= REQUIRED TASK =
Both the line containing "picture with matplotlib." and the line containing "nan = np.nan" belong in the answer, along with every line between them; print exactly those.

_ _ _ _

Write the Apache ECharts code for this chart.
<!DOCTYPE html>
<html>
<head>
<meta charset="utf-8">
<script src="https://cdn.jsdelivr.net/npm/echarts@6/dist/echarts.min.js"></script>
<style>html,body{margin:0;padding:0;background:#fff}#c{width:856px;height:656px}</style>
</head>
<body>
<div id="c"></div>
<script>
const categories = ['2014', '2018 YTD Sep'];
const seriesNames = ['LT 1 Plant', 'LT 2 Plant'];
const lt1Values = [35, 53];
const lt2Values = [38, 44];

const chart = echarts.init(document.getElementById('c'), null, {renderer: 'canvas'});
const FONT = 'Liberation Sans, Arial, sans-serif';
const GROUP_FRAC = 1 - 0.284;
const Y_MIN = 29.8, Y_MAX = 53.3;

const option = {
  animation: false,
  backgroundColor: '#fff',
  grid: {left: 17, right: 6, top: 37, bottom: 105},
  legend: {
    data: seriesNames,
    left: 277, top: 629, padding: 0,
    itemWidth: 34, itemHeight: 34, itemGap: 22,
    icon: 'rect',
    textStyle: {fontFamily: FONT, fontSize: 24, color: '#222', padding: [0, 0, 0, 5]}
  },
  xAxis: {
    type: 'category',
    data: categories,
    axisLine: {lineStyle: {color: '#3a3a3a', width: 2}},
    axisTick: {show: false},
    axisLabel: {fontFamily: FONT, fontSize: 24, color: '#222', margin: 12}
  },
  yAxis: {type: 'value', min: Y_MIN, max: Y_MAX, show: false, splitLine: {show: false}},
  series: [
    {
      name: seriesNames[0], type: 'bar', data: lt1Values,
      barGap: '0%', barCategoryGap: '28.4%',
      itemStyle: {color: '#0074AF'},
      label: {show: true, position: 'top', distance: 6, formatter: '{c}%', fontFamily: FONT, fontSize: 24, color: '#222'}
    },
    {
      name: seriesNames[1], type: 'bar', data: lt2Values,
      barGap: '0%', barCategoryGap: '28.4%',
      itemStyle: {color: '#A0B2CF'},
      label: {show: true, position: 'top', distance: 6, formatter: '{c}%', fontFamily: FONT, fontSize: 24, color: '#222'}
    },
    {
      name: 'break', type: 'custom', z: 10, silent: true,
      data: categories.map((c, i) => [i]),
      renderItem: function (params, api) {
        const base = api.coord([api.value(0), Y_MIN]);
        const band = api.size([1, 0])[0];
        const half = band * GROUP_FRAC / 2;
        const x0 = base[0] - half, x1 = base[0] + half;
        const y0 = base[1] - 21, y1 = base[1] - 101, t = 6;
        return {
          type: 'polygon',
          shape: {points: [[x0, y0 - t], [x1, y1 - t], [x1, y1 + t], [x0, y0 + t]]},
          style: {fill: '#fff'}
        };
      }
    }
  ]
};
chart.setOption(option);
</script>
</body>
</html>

_ _ _ _

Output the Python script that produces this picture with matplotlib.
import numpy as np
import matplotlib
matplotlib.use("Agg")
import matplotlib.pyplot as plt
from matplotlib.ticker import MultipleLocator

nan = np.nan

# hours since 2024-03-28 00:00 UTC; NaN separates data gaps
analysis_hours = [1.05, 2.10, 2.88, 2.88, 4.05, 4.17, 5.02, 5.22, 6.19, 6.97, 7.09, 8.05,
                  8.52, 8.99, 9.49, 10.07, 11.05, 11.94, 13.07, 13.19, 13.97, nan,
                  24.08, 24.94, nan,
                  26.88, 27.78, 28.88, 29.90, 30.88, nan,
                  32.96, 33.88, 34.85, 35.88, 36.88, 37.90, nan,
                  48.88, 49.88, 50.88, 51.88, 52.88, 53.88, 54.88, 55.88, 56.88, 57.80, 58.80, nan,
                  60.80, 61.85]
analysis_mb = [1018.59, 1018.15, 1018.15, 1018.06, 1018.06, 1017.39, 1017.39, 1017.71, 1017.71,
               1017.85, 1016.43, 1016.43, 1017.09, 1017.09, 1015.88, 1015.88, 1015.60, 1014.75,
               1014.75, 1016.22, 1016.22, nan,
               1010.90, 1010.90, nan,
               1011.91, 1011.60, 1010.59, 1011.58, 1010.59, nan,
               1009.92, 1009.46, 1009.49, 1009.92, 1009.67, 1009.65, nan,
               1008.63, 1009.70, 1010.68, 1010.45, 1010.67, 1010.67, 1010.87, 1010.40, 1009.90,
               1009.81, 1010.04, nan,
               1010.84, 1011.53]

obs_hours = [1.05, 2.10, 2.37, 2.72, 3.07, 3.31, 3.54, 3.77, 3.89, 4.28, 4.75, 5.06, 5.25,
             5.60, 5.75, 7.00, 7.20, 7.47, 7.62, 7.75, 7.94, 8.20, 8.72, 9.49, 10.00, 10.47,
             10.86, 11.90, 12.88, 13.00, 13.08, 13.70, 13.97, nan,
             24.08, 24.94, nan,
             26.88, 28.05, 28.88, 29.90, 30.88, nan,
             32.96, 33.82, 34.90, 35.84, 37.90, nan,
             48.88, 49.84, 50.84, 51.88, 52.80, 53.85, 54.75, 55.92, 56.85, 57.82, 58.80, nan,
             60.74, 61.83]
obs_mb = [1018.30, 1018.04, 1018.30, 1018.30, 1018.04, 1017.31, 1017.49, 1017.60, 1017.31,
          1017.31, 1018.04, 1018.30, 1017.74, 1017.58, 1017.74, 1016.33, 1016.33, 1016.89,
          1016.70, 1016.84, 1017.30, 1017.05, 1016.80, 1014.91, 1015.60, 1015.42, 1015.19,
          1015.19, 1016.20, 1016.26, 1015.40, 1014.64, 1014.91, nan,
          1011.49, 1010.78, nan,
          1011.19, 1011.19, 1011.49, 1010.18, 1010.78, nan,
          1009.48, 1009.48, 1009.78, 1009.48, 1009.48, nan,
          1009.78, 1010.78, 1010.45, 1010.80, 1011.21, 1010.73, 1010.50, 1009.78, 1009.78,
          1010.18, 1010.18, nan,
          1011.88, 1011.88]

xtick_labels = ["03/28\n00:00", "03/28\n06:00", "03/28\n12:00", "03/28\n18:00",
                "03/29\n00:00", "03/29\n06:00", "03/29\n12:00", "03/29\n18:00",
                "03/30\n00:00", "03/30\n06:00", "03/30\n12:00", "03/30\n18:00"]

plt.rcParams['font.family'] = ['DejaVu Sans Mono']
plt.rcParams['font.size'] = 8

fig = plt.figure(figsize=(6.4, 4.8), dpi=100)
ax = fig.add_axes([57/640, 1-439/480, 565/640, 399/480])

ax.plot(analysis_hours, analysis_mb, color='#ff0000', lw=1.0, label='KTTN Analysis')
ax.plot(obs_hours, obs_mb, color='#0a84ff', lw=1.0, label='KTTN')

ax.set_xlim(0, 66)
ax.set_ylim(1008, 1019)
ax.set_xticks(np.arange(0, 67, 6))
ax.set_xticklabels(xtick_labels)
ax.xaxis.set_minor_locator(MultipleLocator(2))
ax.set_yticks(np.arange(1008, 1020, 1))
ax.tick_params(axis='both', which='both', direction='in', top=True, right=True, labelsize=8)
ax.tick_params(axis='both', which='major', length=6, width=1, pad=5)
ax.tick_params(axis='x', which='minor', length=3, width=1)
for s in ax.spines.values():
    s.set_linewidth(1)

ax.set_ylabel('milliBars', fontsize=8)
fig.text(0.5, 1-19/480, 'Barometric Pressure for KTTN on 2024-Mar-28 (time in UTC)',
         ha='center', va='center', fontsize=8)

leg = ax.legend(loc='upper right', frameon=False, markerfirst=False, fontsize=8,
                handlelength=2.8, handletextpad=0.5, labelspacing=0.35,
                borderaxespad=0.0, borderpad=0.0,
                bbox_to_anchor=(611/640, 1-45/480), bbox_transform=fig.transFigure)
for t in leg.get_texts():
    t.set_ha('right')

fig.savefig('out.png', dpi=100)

_ _ _ _

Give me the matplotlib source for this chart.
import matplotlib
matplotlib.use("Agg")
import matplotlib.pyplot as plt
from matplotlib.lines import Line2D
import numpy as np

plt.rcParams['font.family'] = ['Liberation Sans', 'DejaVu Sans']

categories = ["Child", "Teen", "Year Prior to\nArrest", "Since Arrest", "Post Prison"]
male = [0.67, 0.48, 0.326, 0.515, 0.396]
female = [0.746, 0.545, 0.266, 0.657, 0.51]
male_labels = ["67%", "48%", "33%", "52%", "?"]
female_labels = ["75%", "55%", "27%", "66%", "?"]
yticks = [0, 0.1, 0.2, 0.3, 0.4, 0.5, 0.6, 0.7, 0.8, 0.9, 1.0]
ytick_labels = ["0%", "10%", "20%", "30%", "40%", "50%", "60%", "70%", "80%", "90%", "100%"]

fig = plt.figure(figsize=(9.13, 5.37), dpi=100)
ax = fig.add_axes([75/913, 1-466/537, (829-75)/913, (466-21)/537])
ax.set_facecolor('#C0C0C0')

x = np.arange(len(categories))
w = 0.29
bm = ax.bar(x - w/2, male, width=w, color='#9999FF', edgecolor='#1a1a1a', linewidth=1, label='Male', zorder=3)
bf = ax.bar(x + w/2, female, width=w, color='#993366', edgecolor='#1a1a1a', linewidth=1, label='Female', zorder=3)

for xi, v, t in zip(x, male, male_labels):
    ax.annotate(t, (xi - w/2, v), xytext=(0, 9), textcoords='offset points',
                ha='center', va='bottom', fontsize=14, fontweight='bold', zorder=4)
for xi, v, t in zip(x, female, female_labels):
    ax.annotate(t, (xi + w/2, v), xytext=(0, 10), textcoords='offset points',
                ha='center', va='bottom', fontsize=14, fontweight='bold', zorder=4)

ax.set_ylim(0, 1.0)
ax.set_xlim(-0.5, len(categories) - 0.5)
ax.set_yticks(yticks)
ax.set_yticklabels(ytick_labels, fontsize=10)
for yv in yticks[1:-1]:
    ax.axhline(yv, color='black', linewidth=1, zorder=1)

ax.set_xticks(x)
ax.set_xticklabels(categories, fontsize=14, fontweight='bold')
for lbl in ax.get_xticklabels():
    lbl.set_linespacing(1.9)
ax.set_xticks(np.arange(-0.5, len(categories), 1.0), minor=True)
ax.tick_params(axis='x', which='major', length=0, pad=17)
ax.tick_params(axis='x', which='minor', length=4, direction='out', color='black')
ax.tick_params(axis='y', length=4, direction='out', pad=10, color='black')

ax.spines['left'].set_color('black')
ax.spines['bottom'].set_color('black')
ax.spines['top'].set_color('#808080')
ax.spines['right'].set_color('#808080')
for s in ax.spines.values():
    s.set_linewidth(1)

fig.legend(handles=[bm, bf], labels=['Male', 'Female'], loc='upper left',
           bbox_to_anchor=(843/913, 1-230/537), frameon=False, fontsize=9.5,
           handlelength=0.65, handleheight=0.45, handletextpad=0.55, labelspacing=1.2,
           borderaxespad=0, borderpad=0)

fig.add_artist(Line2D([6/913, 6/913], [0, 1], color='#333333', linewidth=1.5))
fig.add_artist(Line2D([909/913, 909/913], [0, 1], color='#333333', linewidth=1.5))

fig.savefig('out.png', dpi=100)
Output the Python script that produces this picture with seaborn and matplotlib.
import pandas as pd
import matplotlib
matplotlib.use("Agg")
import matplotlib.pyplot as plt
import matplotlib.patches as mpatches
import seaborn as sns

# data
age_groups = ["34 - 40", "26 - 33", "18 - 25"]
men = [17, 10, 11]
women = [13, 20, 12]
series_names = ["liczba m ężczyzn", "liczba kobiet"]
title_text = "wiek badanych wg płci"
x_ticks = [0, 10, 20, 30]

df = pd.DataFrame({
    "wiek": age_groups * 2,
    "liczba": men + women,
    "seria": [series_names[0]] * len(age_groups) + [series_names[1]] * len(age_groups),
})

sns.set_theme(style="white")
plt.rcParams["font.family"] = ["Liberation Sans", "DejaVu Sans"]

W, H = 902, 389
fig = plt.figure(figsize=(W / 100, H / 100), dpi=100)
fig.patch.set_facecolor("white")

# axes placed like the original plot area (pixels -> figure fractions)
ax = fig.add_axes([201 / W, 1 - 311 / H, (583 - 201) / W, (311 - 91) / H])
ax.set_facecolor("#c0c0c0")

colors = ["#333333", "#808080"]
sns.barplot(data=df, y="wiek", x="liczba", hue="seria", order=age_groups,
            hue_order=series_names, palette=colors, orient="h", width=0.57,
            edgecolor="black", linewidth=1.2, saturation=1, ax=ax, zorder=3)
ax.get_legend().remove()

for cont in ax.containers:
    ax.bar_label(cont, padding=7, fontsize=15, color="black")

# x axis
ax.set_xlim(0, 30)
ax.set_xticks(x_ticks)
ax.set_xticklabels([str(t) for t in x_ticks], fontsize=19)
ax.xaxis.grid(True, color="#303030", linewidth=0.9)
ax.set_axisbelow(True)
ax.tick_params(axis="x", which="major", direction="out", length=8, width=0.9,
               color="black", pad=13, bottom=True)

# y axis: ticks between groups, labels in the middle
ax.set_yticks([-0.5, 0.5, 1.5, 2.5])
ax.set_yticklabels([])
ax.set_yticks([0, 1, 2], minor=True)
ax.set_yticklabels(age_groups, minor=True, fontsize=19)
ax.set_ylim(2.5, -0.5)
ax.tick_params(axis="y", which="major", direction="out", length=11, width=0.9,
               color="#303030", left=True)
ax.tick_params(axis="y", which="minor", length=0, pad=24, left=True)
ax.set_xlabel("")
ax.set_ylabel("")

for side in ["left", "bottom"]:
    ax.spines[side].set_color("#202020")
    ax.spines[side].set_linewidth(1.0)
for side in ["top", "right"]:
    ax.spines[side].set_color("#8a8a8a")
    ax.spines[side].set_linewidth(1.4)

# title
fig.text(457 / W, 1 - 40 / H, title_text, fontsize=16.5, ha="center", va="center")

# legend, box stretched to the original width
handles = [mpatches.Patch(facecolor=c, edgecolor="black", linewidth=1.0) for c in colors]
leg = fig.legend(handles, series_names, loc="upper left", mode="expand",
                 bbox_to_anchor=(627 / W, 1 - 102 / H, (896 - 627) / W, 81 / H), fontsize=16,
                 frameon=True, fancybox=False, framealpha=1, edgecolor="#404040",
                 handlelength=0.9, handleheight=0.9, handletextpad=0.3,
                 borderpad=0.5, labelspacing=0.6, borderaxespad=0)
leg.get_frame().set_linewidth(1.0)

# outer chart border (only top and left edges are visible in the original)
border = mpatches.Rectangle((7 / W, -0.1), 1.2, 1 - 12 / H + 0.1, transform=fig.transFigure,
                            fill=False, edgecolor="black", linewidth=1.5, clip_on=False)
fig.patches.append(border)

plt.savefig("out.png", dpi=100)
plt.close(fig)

_ _ _ _

= THE ANSWER =
Output the Python script that produces this picture with matplotlib.
import numpy as np
import matplotlib
matplotlib.use("Agg")
import matplotlib.pyplot as plt
from matplotlib.ticker import MultipleLocator

nan = np.nan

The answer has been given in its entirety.